Task to complete
Copy every line of the data that contains the string "matplotlib".

Data provided
.....

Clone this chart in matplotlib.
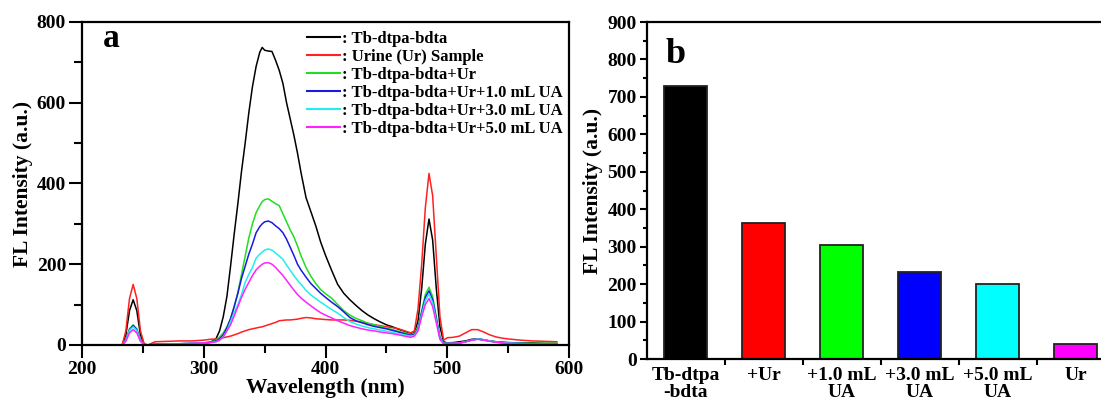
import matplotlib
matplotlib.use("Agg")
import matplotlib.pyplot as plt
from matplotlib.ticker import MultipleLocator, FixedLocator, NullFormatter

plt.rcParams['font.family'] = ['Liberation Serif', 'DejaVu Serif']
plt.rcParams['font.weight'] = 'bold'

# ---------------- data: panel a (spectra) ----------------
wavelength = [210, 225, 233, 236, 239, 242, 245, 248, 251, 254, 260, 270, 280, 290, 300, 305,
              310, 313, 316, 319, 322, 325, 328, 331, 334, 337, 340, 343, 346, 348, 350, 353,
              356, 359, 362, 365, 368, 371, 374, 377, 380, 384, 388, 392, 396, 400, 405, 410,
              415, 420, 425, 430, 435, 440, 445, 450, 455, 460, 465, 470, 473, 476, 479, 482,
              485, 488, 491, 494, 497, 500, 505, 510, 515, 520, 525, 530, 535, 540, 545, 550,
              560, 570, 580, 590]

tb = [0, 0, 0, 25, 85, 112, 85, 25, 2, 0, 2, 2, 3, 3, 4, 6,
      15, 35, 70, 120, 195, 275, 350, 430, 500, 575, 640, 690, 725, 737, 730, 728,
      727, 705, 680, 648, 600, 560, 520, 475, 425, 365, 330, 295, 255, 222, 185, 150,
      128, 112, 98, 85, 74, 65, 57, 50, 45, 39, 34, 28, 30, 60, 140, 250,
      312, 260, 140, 45, 8, 5, 6, 8, 10, 14, 15, 12, 10, 8, 7, 6,
      5, 5, 4, 4]

urine = [0, 0, 0, 35, 115, 150, 115, 35, 3, 0, 8, 9, 10, 10, 12, 14,
         15, 16, 18, 20, 22, 25, 28, 32, 35, 38, 40, 42, 44, 45, 47, 50,
         53, 56, 60, 61, 62, 62, 63, 64, 66, 68, 67, 65, 64, 63, 62, 62,
         62, 61, 59, 56, 53, 50, 48, 45, 43, 40, 35, 30, 35, 90, 200, 340,
         425, 370, 220, 70, 12, 18, 19, 22, 30, 38, 38, 32, 25, 20, 17, 15,
         12, 10, 9, 8]

tb_ur = [0, 0, 0, 12, 40, 50, 40, 12, 1, 0, 1, 2, 3, 4, 5, 7,
         12, 20, 30, 45, 65, 95, 130, 175, 220, 265, 300, 328, 345, 355, 360, 362,
         356, 350, 345, 325, 305, 285, 268, 245, 220, 192, 170, 152, 137, 127, 116, 100,
         85, 74, 66, 60, 54, 50, 46, 42, 38, 34, 30, 26, 28, 45, 85, 125,
         143, 120, 70, 20, 4, 4, 4, 5, 8, 12, 15, 13, 10, 8, 6, 5,
         4, 4, 4, 4]

tb_ur_1ua = [0, 0, 0, 12, 38, 48, 38, 12, 1, 0, 1, 2, 3, 4, 5, 7,
             10, 15, 25, 42, 65, 95, 128, 165, 195, 225, 250, 278, 293, 300, 305, 307,
             303, 295, 288, 278, 262, 242, 222, 200, 185, 168, 152, 140, 128, 118, 106, 95,
             82, 68, 60, 55, 50, 46, 43, 40, 36, 32, 28, 24, 26, 40, 80, 118,
             134, 112, 65, 18, 4, 4, 4, 5, 8, 12, 15, 13, 10, 7, 6, 5,
             4, 3, 3, 3]

tb_ur_3ua = [0, 0, 0, 11, 36, 45, 36, 11, 1, 0, 1, 2, 3, 4, 5, 6,
             8, 12, 20, 35, 58, 80, 100, 125, 155, 175, 192, 215, 225, 230, 235, 238,
             235, 228, 220, 212, 198, 185, 172, 160, 150, 135, 124, 115, 106, 98, 88, 79,
             68, 58, 52, 47, 43, 40, 37, 34, 31, 28, 25, 22, 24, 38, 75, 110,
             126, 105, 60, 16, 4, 4, 4, 5, 8, 12, 15, 13, 10, 7, 6, 5,
             4, 3, 3, 3]

tb_ur_5ua = [0, 0, 0, 9, 30, 38, 30, 9, 1, 0, 1, 2, 3, 4, 5, 6,
             8, 12, 20, 35, 50, 72, 95, 118, 138, 155, 172, 186, 195, 200, 203, 204,
             200, 192, 182, 172, 160, 148, 136, 125, 116, 106, 97, 88, 80, 74, 67, 60,
             54, 48, 44, 40, 37, 35, 32, 30, 28, 25, 22, 19, 22, 35, 70, 100,
             115, 95, 55, 14, 3, 4, 4, 5, 8, 12, 14, 12, 9, 7, 5, 4,
             3, 3, 3, 3]

series_labels = [': Tb-dtpa-bdta', ': Urine (Ur) Sample', ': Tb-dtpa-bdta+Ur',
                 ': Tb-dtpa-bdta+Ur+1.0 mL UA', ': Tb-dtpa-bdta+Ur+3.0 mL UA',
                 ': Tb-dtpa-bdta+Ur+5.0 mL UA']
series_colors = ['#000000', '#ff2020', '#22dd22', '#1a1ae0', '#22eeee', '#ff22ff']

# ---------------- data: panel b (bars) ----------------
bar_categories = ['Tb-dtpa\n-bdta', '+Ur', '+1.0 mL\nUA', '+3.0 mL\nUA', '+5.0 mL\nUA', 'Ur']
bar_values = [728, 362, 305, 232, 200, 41]
bar_colors = ['#000000', '#ff0000', '#00ff00', '#0000ff', '#00ffff', '#ff00ff']

# ---------------- figure ----------------
fig = plt.figure(figsize=(11.01, 4.01), dpi=100)

tick_fs = 14
label_fs = 15.5

# panel a
ax1 = fig.add_axes([0.0745, 0.1397, 0.4423, 0.8055])
all_series = [tb, urine, tb_ur, tb_ur_1ua, tb_ur_3ua, tb_ur_5ua]
for ys, lab, col in zip(all_series, series_labels, series_colors):
    ax1.plot(wavelength, ys, color=col, lw=1.1, label=lab)
ax1.set_xlim(200, 600)
ax1.set_ylim(0, 800)
ax1.xaxis.set_major_locator(MultipleLocator(100))
ax1.xaxis.set_minor_locator(MultipleLocator(50))
ax1.yaxis.set_major_locator(MultipleLocator(200))
ax1.yaxis.set_minor_locator(MultipleLocator(100))
ax1.tick_params(which='major', direction='out', length=9.5, width=1.5, labelsize=tick_fs, pad=2)
ax1.tick_params(which='minor', direction='out', length=5.5, width=1.5)
ax1.tick_params(top=False, right=False)
for sp in ax1.spines.values():
    sp.set_linewidth(1.6)
ax1.set_xlabel('Wavelength (nm)', fontsize=label_fs, fontweight='bold', labelpad=0)
ax1.set_ylabel('FL Intensity (a.u.)', fontsize=label_fs, fontweight='bold', labelpad=3)
ax1.text(0.043, 0.923, 'a', transform=ax1.transAxes, fontsize=24, fontweight='bold',
         va='baseline', ha='left')
leg = ax1.legend(loc='upper left', bbox_to_anchor=(0.461, 0.972), frameon=False,
                 prop={'size': 12, 'weight': 'bold'}, handlelength=2.0, handletextpad=0.1,
                 labelspacing=0.12, borderpad=0, borderaxespad=0)
for lh in leg.get_lines():
    lh.set_linewidth(1.5)

# panel b
ax2 = fig.add_axes([0.5872, 0.1047, 0.4251, 0.8404])
xpos = list(range(len(bar_values)))
ax2.bar(xpos, bar_values, width=0.55, color=bar_colors, edgecolor='#222222', linewidth=1.3)
ax2.set_xlim(-0.5, len(bar_values) - 0.5)
ax2.set_ylim(0, 900)
ax2.yaxis.set_major_locator(MultipleLocator(100))
ax2.yaxis.set_minor_locator(MultipleLocator(50))
ax2.xaxis.set_major_locator(FixedLocator([i + 0.5 for i in xpos[:-1]]))
ax2.xaxis.set_major_formatter(NullFormatter())
ax2.xaxis.set_minor_locator(FixedLocator(xpos))
ax2.set_xticklabels(bar_categories, minor=True)
ax2.tick_params(axis='x', which='minor', length=0, pad=6, labelsize=tick_fs)
for t in ax2.get_xticklabels(minor=True):
    t.set_fontweight('bold')
    t.set_linespacing(0.95)
ax2.tick_params(axis='x', which='major', direction='out', length=4, width=1.5)
ax2.tick_params(axis='y', which='major', direction='out', length=5, width=1.5,
                labelsize=tick_fs, pad=2)
ax2.tick_params(axis='y', which='minor', direction='out', length=3, width=1.5)
ax2.tick_params(top=False, right=False)
for sp in ax2.spines.values():
    sp.set_linewidth(1.6)
ax2.set_ylabel('FL Intensity (a.u.)', fontsize=label_fs, fontweight='bold', labelpad=3)
ax2.text(0.041, 0.878, 'b', transform=ax2.transAxes, fontsize=26, fontweight='bold',
         va='baseline', ha='left')

for ax in (ax1, ax2):
    for t in ax.get_xticklabels() + ax.get_yticklabels():
        t.set_fontweight('bold')

fig.savefig('out.png', dpi=100)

.....

Finished task
Clone this chart in matplotlib.
import matplotlib
matplotlib.use("Agg")
import matplotlib.pyplot as plt
from matplotlib.ticker import MultipleLocator, FixedLocator, NullFormatter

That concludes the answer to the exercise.